From today to February 13, 2013, all eyes will be on South Africa as the country again plays host to 16 nations that will vie for honours in the 29th edition of the African Cup of Nations. The nation's male senior national team, the Super Eagles, are already in South Africa to take part in the biennial event.
This year's event marks the first time the tournament would be organised in an odd-number year. The Confederation of African Football (CAF), the body responsible for football matters in the continent, had to revert to hosting of the event in the odd-number years so that its tournaments do not clash with FIFA events, especially the World Cup that holds every four years. It gives the continent's qualifiers ample time to prepare their teams for the event.
Having missed in qualifying for the last tournament, the Super Eagles under the tutelage of an indigenous coach, Stephen Okechukwu Keshi, should stop at nothing in reasserting the nation's influence in the continent's fiesta.
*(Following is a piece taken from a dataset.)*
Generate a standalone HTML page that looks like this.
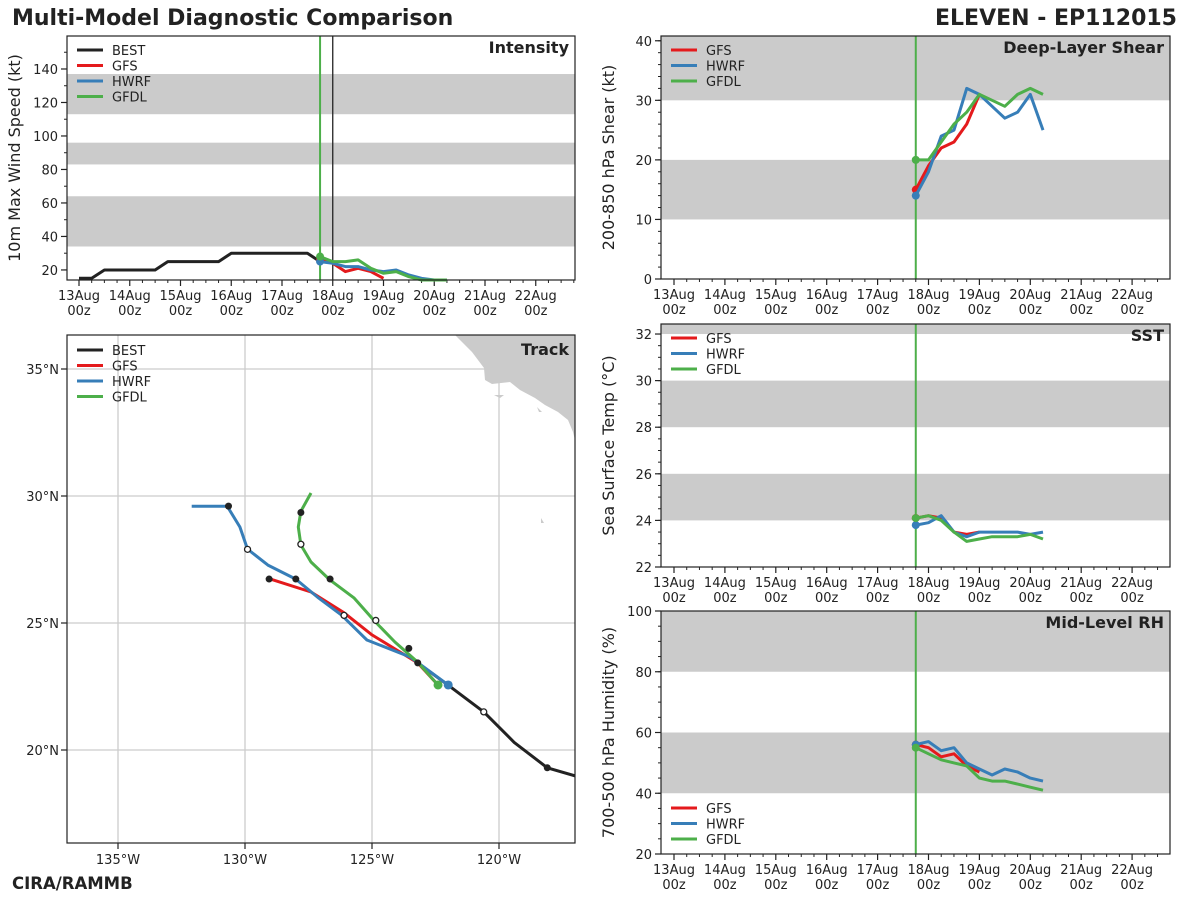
<!DOCTYPE html>
<html><head><meta charset="utf-8"><style>
body{margin:0;background:#fff;}
svg{font-family:"DejaVu Sans","Liberation Sans",sans-serif;}
</style></head><body>
<svg id="c" width="1200" height="900" viewBox="0 0 1200 900">
<text x="12" y="25" font-size="22" font-weight="bold" fill="#222">Multi-Model Diagnostic Comparison</text>
<text x="1177" y="25" font-size="22" font-weight="bold" fill="#222" text-anchor="end">ELEVEN - EP112015</text>
<text x="12" y="889" font-size="16.5" font-weight="bold" fill="#222">CIRA/RAMMB</text>
</svg>
<script>
// ---- data (hours from 13Aug 00z; model series start at 114h, 6h step) ----
const dayLabels = ["13Aug","14Aug","15Aug","16Aug","17Aug","18Aug","19Aug","20Aug","21Aug","22Aug"];
const bestIntensity = [15,15,20,20,20,20,20,25,25,25,25,25,30,30,30,30,30,30,30,25];
const gfsIntensity = [26,24,19,21,19,15];
const hwrfIntensity = [25,24,22,22,20,19,20,17,15,14,14];
const gfdlIntensity = [28,25,25,26,21,18,19,16,14,14,14];
const gfsShear = [15,19,22,23,26,31];
const hwrfShear = [14,18,24,25,32,31,29,27,28,31,25];
const gfdlShear = [20,20,23,26,28,31,30,29,31,32,31];
const gfsSST = [24.1,24.2,24.1,23.5,23.4,23.5];
const hwrfSST = [23.8,23.9,24.2,23.5,23.3,23.5,23.5,23.5,23.5,23.4,23.5];
const gfdlSST = [24.1,24.2,24.0,23.5,23.1,23.2,23.3,23.3,23.3,23.4,23.2];
const gfsRH = [56,55,52,53,49,47];
const hwrfRH = [56,57,54,55,50,48,46,48,47,45,44];
const gfdlRH = [55,53,51,50,49,45,44,44,43,42,41];
const bestLon = [-117,-118.1,-119.4,-120.6,-122.0,-123.2,-123.5];
const bestLat = [18.98,19.3,20.3,21.5,22.55,23.43,23.66];
const hwrfLon = [-122.0,-123.5,-125.2,-126.2,-127.1,-128.0,-129.1,-129.9,-130.2,-130.7,-132.1];
const hwrfLat = [22.56,23.66,24.33,25.31,25.98,26.73,27.28,27.91,28.78,29.6,29.6];
const gfsLon = [-122.4,-123.2,-125.0,-126.1,-127.4,-129.0];
const gfsLat = [22.56,23.43,24.53,25.4,26.22,26.73];
const gfdlLon = [-122.4,-123.2,-124.1,-124.9,-125.7,-126.65,-127.4,-127.8,-127.9,-127.8,-127.4];
const gfdlLat = [22.56,23.46,24.25,25.08,25.98,26.69,27.4,28.07,28.78,29.4,30.12];
const filledLon = [-130.65,-128.0,-129.05,-126.65,-127.8,-123.55,-123.2,-118.1];
const filledLat = [29.6,26.73,26.73,26.73,29.35,24.0,23.43,19.3];
const openLon = [-129.9,-127.8,-126.1,-124.85,-120.6];
const openLat = [27.9,28.1,25.3,25.1,21.5];
const initHour = 114;

const S = document.getElementById('c');
const NS = 'http://www.w3.org/2000/svg';
function el(tag, attrs, parent){const e=document.createElementNS(NS,tag);for(const k in attrs)e.setAttribute(k,attrs[k]);(parent||S).appendChild(e);return e;}
const COL={best:'#222',gfs:'#e41a1c',hwrf:'#377eb8',gfdl:'#4daf4a'};

function timePanel(o){
  const g=el('g',{});
  
  
  const X=h=>o.x0+h*o.pxDay/24;
  const Y=v=>o.top+(o.ymax-v)/(o.ymax-o.ymin)*(o.bot-o.top);
  o.bands.forEach(b=>{const r=el('rect',{x:o.left,y:Y(Math.min(b[1],o.ymax)),width:o.right-o.left,height:Y(b[0])-Y(Math.min(b[1],o.ymax)),fill:'#cbcbcb'},g);
    });
  for(let d=0;d<dayLabels.length;d++){
    const x=X(d*24);
    el('line',{x1:x,x2:x,y1:o.bot,y2:o.bot+6,stroke:'#222','stroke-width':1.2},g);
    for(let k=1;k<4;k++){const xm=X(d*24+k*6);if(xm<o.right)el('line',{x1:xm,x2:xm,y1:o.bot,y2:o.bot+3,stroke:'#222'},g);}
    const t=el('text',{x:x,y:o.bot+20,'font-size':13,'text-anchor':'middle',fill:'#222'},g);t.textContent=dayLabels[d];
    
    const t2=el('text',{x:x,y:o.bot+35,'font-size':13,'text-anchor':'middle',fill:'#222'},g);t2.textContent='00z';
  }
  o.yticks.forEach(v=>{const y=Y(v);el('line',{x1:o.left-6,x2:o.left,y1:y,y2:y,stroke:'#222','stroke-width':1.2},g);
    const t=el('text',{x:o.left-9,y:y+5,'font-size':13,'text-anchor':'end',fill:'#222'},g);t.textContent=v;
    });
  for(let v=o.minorStart;v<=o.ymax;v+=o.minorStep){el('line',{x1:o.left-3,x2:o.left,y1:Y(v),y2:Y(v),stroke:'#222'},g);}
  const yl=el('text',{transform:`translate(${o.left-47},${(o.top+o.bot)/2}) rotate(-90)`,'font-size':16,'text-anchor':'middle',fill:'#222'},g);
  yl.textContent=o.ylabel;
  const xi=X(initHour);
  el('line',{x1:xi,x2:xi,y1:o.top,y2:o.bot,stroke:COL.gfdl,'stroke-width':2},g);
  if(o.blackLine){const xb=X(120);el('line',{x1:xb,x2:xb,y1:o.top,y2:o.bot,stroke:'#222','stroke-width':1.3},g);}
  o.series.forEach(s=>{
    const st=s.start;
    const pts=s.vals.map((v,i)=>X(st+i*6).toFixed(1)+','+Y(v).toFixed(1)).join(' ');
    const p=el('polyline',{points:pts,fill:'none',stroke:COL[s.k],'stroke-width':3,'stroke-linejoin':'round'},g);
    
    if(s.k!=='best'){el('circle',{cx:X(st),cy:Y(s.vals[0]),r:4,fill:COL[s.k]},g);}
  });
  el('rect',{x:o.left,y:o.top,width:o.right-o.left,height:o.bot-o.top,fill:'none',stroke:'#222','stroke-width':1.2},g);
  const tt=el('text',{x:o.right-6,y:o.top+17,'font-size':16,'font-weight':'bold','text-anchor':'end',fill:'#222'},g);
  tt.textContent=o.title;
  legend(g,o.left+10,o.legendY,o.series.map(s=>s.k));
}
function legend(g,x,y,keys){
  const names={best:'BEST',gfs:'GFS',hwrf:'HWRF',gfdl:'GFDL'};
  keys.forEach((k,i)=>{const yy=y+i*15.5;
    const l=el('line',{x1:x,x2:x+26,y1:yy,y2:yy,stroke:COL[k],'stroke-width':3},g);
    
    const t=el('text',{x:x+35,y:yy+5,'font-size':13,fill:'#222'},g);t.textContent=names[k];
    });
}
timePanel({name:'intensity-panel',left:67,right:575,top:36,bot:280,x0:79,pxDay:50.75,ymin:14,ymax:159.7,
  bands:[[34,64],[83,96],[113,137]],yticks:[20,40,60,80,100,120,140],minorStart:20,minorStep:10,ylabel:'10m Max Wind Speed (kt)',
  title:'Intensity',blackLine:true,legendY:50,
  series:[{k:'best',vals:bestIntensity,start:0},{k:'gfs',vals:gfsIntensity,start:114},{k:'hwrf',vals:hwrfIntensity,start:114},{k:'gfdl',vals:gfdlIntensity,start:114}]});
timePanel({name:'shear-panel',left:661,right:1170,top:36,bot:279,x0:674,pxDay:50.9,ymin:0,ymax:40.8,
  bands:[[10,20],[30,40.8]],yticks:[0,10,20,30,40],minorStart:0,minorStep:2,ylabel:'200-850 hPa Shear (kt)',
  title:'Deep-Layer Shear',legendY:50,
  series:[{k:'gfs',vals:gfsShear,start:114},{k:'hwrf',vals:hwrfShear,start:114},{k:'gfdl',vals:gfdlShear,start:114}]});
timePanel({name:'sst-panel',left:661,right:1170,top:324,bot:567,x0:674,pxDay:50.9,ymin:22,ymax:32.43,
  bands:[[24,26],[28,30],[32,32.43]],yticks:[22,24,26,28,30,32],minorStart:22,minorStep:0.5,ylabel:'Sea Surface Temp (°C)',
  title:'SST',legendY:338,
  series:[{k:'gfs',vals:gfsSST,start:114},{k:'hwrf',vals:hwrfSST,start:114},{k:'gfdl',vals:gfdlSST,start:114}]});
timePanel({name:'rh-panel',left:661,right:1170,top:611,bot:854,x0:674,pxDay:50.9,ymin:20,ymax:100,
  bands:[[40,60],[80,100]],yticks:[20,40,60,80,100],minorStart:20,minorStep:5,ylabel:'700-500 hPa Humidity (%)',
  title:'Mid-Level RH',legendY:808,
  series:[{k:'gfs',vals:gfsRH,start:114},{k:'hwrf',vals:hwrfRH,start:114},{k:'gfdl',vals:gfdlRH,start:114}]});

(function(){
  const g=el('g',{});
  
  
  const L=67,R=575,T=335,B=843;
  const X=lon=>118+(lon+135)*25.4, Y=lat=>369-(lat-35)*25.4;
  const cp=el('clipPath',{id:'tc'},g);el('rect',{x:L,y:T,width:R-L,height:B-T},cp);
  const inner=el('g',{'clip-path':'url(#tc)'},g);
  [-135,-130,-125,-120].forEach(lon=>el('line',{x1:X(lon),x2:X(lon),y1:T,y2:B,stroke:'#ccc','stroke-width':1.3},inner));
  [35,30,25,20].forEach(lat=>el('line',{x1:L,x2:R,y1:Y(lat),y2:Y(lat),stroke:'#ccc','stroke-width':1.3},inner));
  const land=el('path',{d:'M455,335 L465,345 L472,352 L478,360 L484,368 L485,380 L492,384 L510,382 L520,390 L535,398 L545,405 L558,412 L568,420 L573,432 L575,440 L575,335 Z',fill:'#cbcbcb'},inner);
  
  el('path',{d:'M494,395 l10,0 l-4,3 z M537,407 l5,5 l-3,0 z M541,518 l3,5 l-3,0 z',fill:'#cbcbcb'},inner);
  function track(k,lons,lats){const pts=lons.map((v,i)=>X(v).toFixed(1)+','+Y(lats[i]).toFixed(1)).join(' ');
    const p=el('polyline',{points:pts,fill:'none',stroke:COL[k],'stroke-width':3,'stroke-linejoin':'round'},inner);
    }
  track('best',bestLon,bestLat);track('gfs',gfsLon,gfsLat);track('hwrf',hwrfLon,hwrfLat);track('gfdl',gfdlLon,gfdlLat);
  el('circle',{cx:X(hwrfLon[0]),cy:Y(hwrfLat[0]),r:4.5,fill:COL.hwrf},inner);
  el('circle',{cx:X(gfdlLon[0]),cy:Y(gfdlLat[0]),r:4.5,fill:COL.gfdl},inner);
  filledLon.forEach((v,i)=>{const c=el('circle',{cx:X(v),cy:Y(filledLat[i]),r:3.5,fill:'#222'},inner);
    });
  openLon.forEach((v,i)=>{const c=el('circle',{cx:X(v),cy:Y(openLat[i]),r:3,fill:'#fff',stroke:'#222','stroke-width':1.3},inner);
    });
  [-120,-125,-130,-135].forEach(lon=>{const x=X(lon);el('line',{x1:x,x2:x,y1:B,y2:B+6,stroke:'#222','stroke-width':1.2},g);
    const t=el('text',{x:x,y:B+21,'font-size':13,'text-anchor':'middle',fill:'#222'},g);t.textContent=(-lon)+'°W';
    });
  [20,25,30,35].forEach(lat=>{const y=Y(lat);el('line',{x1:L-6,x2:L,y1:y,y2:y,stroke:'#222','stroke-width':1.2},g);
    const t=el('text',{x:L-8,y:y+5,'font-size':13,'text-anchor':'end',fill:'#222'},g);t.textContent=lat+'°N';
    });
  el('rect',{x:L,y:T,width:R-L,height:B-T,fill:'none',stroke:'#222','stroke-width':1.2},g);
  const tt=el('text',{x:R-6,y:T+20,'font-size':16,'font-weight':'bold','text-anchor':'end',fill:'#222'},g);tt.textContent='Track';
  
  legend(g,L+10,T+15,['best','gfs','hwrf','gfdl']);
})();
</script>
</body></html>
The Super Eagles flaunt one of the best credentials among the participating teams in the tournament, having won the cup twice in 1980 and 1994. Nigeria was also runners-up in four editions: 1984, 1988, 1990 and 2000. The Super Eagles also won the bronze medal in seven past editions of the tournament: 1976, 1978, 1992, 2002, 2004, 2006 and 2010.
For this edition of the tournament, the Super Eagles are drawn in Group C comprising Zambia (incidentally the defending champion), Burkina Faso and Ethiopia. The teams are going to engage each other in a round-robbing contest where the first two will qualify for the quarter-finals.
Sports, especially football, are now a weapon in international politics and Nigeria should endeavour to utilise this well. Thankfully, the presidency has assured that no stone would be left unturned in ensuring that the South Africa tournament is a huge success.
This, however, cannot be achieved when there are delays in the release of funds for the prosecution of the tournament. The nation's High Commission in Johannesburg should, as a matter of urgency, liaise with the Nigeria Football Federation (NFF) in ensuring that the nation's contingent experience little or no hitch while the tournament lasts.
The NFF helmsmen should also draw a line between a national assignment and a jamboree. At this stage of our national development, all hands must be on deck to repair our less-than-impressive national image.
All said, the national coach should understand that he is shouldering a huge responsibility. Without any iota of doubt, football is a uniting force for the nation's heterogeneous groups. After almost a 20-year wait for a Gold trophy (since 1994), Nigerians expect Keshi and his boys to give them a New Year present.